For the first time since he became leader, his position as Tory leader is secure and he is free to exert his authority, rather than anxiously reiterating that he is in charge. The Tory pudding now has a theme again. But it must beware becoming a single-issue party. Besides opposition to EMU, Mr Hague needs to tell people what Conservatism is all about, and why they should prefer it to the light and digestible Blair diet.

The Government's choice on the matter is stark - it can respond to the vote by offering more EMU to the voters, or less. Attempts are under way to distract it from this choice by trying to persuade Mr Blair that his problem is not taking traditional Labour views seriously enough.
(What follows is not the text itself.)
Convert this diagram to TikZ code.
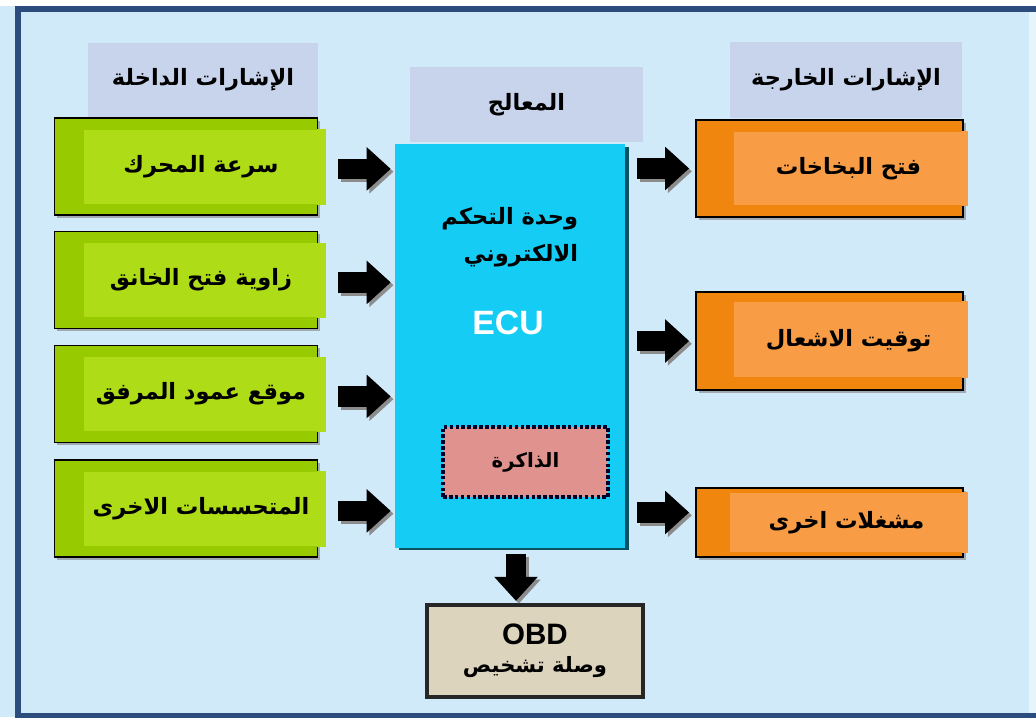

I smell a red herring. A political party cannot please all of the people all of the time, and Middle England remains the key to New Labour's electoral stability. New Labour's move into the centre - and to the right on many aspects of social policy, most recently asylum and provision for teenage single mothers - will leave some party activists disaffected. That is the price of success, but not an awfully high one.

There is some room for Mr Blair to make clearer his commitment to redistribution of opportunity and his determination to remove barriers impeding those to whom birth and circumstance deal a lousy hand. He cannot, however, move substantially to the left without allowing the Tories to stake a renewed claim to speak for middle-class interests.

The Prime Minister has reason for concern, but not one for despair. An obvious escape route remains open to him, namely to drop his intention to hold a referendum on EMU early in the next parliament. Instead, he should announce that New Labour will not risk the adventure of the single currency until he has solid proof that it would work in Britain's interest. That would be a prudent and popular stance to adopt. The politician it would most seriously discomfit would be Mr Hague. Prick the balloon, Mr Blair, before it is too late.